Cuando estoy escribiendo este artículo es el veinticinco de noviembre y se conmemora y recuerda a tantas fallecidas por la violencia de género. Un lastre de la democracia y la sociedad que presumimos avanzada. No tendría que tener fecha en el calendario, porque lo que sucede con tanta frecuencia y de manera tan encolerizada y agresiva tiene que ser siempre noticia de actualidad, y memoria colectiva que vaya dejando huella y generando sentimiento de repulsa.
No basta con reunirse un día ciudadanos e instituciones y evocar nombres, elevando una mirada al cielo como si dentro de él pudiésemos descubrir el rostro de alguien que se ha ido, ni tampoco la publicidad que nos ofrecen los medios contra el maltrato; hay que buscar, arañar en parcelas quizá más íntimas de las sufridoras para que no se vean abocadas a estas dramáticas situaciones. Es seguro que no es nada fácil, pero, probablemente, tampoco imposible.
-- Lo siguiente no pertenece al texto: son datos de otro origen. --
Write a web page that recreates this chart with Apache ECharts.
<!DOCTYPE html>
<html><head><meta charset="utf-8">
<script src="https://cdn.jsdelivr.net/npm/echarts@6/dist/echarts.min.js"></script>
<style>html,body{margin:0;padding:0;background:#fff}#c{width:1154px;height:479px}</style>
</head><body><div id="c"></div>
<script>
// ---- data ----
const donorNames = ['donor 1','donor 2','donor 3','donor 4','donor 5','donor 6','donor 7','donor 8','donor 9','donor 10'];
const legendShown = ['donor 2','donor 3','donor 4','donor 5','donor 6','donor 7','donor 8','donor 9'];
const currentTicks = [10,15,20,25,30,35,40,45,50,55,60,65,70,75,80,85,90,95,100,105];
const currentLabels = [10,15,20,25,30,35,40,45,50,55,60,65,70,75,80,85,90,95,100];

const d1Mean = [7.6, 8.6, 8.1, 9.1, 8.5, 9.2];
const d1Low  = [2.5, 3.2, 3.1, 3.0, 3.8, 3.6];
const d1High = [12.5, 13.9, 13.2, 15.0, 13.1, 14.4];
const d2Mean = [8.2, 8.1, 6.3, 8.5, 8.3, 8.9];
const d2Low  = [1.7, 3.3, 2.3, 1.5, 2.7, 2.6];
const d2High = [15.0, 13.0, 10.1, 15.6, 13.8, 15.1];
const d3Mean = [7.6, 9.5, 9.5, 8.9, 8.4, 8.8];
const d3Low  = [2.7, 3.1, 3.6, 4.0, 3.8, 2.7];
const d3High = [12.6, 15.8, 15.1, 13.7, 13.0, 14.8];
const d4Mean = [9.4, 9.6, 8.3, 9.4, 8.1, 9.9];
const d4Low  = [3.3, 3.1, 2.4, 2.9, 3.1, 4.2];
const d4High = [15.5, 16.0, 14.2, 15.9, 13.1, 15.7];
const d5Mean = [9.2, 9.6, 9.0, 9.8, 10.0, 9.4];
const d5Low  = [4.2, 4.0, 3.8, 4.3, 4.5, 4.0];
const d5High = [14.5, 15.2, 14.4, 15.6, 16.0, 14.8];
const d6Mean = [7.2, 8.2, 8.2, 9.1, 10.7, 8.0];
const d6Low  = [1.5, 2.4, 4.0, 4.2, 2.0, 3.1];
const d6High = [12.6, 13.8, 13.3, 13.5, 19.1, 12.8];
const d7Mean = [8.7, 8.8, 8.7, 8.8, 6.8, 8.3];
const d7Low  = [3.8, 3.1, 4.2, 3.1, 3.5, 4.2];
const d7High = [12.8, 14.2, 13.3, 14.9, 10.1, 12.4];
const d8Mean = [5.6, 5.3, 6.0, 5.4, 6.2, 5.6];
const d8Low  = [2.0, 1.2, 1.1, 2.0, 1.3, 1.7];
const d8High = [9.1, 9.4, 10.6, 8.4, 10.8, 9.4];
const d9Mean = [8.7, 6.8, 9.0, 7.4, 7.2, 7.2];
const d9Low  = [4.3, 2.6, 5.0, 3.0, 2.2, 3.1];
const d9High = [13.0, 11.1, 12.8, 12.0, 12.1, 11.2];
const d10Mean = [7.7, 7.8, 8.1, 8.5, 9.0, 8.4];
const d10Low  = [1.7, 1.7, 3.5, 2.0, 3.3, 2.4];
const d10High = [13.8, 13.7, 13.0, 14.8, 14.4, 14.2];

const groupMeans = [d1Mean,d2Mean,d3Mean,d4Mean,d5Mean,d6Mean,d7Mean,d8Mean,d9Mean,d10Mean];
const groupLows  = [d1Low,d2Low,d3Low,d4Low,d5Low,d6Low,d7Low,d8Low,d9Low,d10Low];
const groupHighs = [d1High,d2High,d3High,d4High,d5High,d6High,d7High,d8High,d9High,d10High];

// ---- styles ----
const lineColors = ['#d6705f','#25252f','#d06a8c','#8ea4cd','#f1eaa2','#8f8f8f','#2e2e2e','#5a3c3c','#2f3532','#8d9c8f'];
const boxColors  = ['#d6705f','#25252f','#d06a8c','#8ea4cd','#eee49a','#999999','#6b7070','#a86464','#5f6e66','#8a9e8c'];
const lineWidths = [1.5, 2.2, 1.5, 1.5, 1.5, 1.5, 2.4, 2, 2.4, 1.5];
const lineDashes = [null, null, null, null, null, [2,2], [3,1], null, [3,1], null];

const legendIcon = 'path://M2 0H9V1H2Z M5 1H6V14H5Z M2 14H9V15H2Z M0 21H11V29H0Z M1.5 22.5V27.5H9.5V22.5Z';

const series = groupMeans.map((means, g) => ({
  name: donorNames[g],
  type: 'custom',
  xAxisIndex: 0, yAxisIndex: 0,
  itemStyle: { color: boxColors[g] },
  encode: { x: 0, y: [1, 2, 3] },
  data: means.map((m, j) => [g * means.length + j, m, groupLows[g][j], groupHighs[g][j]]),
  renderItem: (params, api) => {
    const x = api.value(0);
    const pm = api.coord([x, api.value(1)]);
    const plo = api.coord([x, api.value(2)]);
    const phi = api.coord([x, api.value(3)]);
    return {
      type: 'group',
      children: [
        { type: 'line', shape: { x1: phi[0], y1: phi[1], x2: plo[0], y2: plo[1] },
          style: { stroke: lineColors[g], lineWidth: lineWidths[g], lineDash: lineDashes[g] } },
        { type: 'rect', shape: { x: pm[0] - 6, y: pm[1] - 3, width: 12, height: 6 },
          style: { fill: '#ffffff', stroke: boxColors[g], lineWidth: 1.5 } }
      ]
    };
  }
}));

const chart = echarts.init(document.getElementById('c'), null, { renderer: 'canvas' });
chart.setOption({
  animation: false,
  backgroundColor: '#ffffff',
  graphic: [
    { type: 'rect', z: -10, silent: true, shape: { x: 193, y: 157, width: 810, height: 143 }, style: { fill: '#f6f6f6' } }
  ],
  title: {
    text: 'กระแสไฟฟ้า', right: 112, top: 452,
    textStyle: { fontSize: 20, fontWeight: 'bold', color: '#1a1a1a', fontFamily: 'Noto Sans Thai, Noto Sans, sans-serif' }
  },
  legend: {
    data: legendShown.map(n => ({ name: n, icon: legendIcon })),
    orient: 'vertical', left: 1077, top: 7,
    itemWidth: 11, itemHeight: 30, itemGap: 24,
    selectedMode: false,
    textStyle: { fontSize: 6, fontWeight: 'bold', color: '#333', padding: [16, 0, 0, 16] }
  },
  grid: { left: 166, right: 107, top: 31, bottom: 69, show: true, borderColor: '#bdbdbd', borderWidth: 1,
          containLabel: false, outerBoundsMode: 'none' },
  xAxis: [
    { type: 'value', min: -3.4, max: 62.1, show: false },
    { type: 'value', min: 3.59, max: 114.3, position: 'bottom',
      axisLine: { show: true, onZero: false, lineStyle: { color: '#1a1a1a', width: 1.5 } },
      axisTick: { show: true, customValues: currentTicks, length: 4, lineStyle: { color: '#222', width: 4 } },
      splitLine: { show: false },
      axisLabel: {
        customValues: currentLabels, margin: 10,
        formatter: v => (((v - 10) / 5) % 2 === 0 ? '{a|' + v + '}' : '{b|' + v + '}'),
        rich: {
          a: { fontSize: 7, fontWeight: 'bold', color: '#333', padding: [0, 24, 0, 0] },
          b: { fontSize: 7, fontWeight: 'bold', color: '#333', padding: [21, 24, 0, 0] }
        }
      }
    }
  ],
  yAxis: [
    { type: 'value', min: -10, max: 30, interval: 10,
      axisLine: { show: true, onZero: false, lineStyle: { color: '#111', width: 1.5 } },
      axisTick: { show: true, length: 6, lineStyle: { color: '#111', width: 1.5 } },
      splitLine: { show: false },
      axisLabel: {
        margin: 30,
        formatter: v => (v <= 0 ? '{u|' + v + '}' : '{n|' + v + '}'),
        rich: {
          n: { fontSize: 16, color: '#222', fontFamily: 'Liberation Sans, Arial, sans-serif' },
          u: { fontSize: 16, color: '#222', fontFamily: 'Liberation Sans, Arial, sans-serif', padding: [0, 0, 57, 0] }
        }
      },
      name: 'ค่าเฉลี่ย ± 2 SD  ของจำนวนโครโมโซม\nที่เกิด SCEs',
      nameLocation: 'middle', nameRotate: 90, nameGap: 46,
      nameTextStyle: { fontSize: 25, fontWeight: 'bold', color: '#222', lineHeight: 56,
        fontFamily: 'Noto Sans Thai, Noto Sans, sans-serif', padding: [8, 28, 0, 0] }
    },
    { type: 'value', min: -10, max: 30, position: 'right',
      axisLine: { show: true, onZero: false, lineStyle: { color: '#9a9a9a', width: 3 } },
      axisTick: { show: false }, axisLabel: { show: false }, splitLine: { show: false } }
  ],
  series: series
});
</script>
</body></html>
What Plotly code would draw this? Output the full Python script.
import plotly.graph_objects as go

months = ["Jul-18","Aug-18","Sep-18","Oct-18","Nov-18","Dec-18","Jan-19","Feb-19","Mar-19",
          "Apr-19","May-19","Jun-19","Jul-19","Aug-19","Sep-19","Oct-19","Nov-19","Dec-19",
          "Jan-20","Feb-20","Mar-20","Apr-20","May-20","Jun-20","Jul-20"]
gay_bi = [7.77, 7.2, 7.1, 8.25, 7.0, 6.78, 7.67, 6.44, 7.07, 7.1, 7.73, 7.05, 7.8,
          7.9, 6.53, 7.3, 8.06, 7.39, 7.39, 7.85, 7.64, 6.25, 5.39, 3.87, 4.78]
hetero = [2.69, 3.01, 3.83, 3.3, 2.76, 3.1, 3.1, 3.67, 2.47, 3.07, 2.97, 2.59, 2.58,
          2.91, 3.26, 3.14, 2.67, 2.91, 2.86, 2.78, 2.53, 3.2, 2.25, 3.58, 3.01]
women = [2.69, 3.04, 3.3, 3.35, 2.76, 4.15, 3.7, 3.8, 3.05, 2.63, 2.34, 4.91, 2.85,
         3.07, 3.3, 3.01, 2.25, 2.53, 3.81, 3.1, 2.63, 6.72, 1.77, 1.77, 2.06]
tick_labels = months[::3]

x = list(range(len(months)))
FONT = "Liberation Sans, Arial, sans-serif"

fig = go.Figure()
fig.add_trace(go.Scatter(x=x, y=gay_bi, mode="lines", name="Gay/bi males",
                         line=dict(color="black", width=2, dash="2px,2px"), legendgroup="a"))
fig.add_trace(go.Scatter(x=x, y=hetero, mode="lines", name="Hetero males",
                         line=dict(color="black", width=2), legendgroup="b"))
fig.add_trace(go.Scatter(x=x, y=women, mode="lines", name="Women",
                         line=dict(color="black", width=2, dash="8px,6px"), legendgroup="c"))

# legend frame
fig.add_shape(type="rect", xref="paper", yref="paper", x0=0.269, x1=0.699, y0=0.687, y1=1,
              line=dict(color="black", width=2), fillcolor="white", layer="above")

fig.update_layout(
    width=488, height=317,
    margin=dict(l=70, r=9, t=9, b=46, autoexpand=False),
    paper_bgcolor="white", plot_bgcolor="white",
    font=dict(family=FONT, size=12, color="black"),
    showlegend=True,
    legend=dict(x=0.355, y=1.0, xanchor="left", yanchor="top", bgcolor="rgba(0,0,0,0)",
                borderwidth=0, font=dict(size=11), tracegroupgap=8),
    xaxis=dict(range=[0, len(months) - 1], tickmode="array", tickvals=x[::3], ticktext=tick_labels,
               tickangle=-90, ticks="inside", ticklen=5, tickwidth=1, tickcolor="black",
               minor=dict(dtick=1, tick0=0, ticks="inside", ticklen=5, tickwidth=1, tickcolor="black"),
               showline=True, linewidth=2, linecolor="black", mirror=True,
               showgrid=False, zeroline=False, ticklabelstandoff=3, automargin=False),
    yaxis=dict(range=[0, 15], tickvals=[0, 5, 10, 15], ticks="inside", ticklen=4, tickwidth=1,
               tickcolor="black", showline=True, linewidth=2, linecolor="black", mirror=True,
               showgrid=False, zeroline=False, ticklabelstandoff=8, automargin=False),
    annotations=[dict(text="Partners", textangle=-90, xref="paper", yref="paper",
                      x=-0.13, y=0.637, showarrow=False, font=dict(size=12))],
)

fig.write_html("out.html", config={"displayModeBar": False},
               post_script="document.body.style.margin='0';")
Ayudar a quien le falta decisión, a veces, se convierte en una tarea ardua que no deja avanzar, que da vueltas en ese terreno fangoso y resbaladizo donde las ideas y sentimientos se confunden y entrelazan con tanta fuerza que es casi imposible separarlos y analizarlos con detenimiento.
Cierto que se han puesto muchos medios al alcance de quienes padecen esta situación, pero aumenta año tras año el número de víctimas, y cuando son niños los que pagan por la incomprensión y el odio de los mayores, la respuesta social tiene que ser contundente, sin conceder un mínimo a la duda a la hora de la actuación. Nadie puede disponer de la vida de nadie, esto no es sólo una frase, es un derecho que tenemos todos, y no podemos permitir que se pierda en la sinrazón de quienes quieren ser verdugos de sus parejas.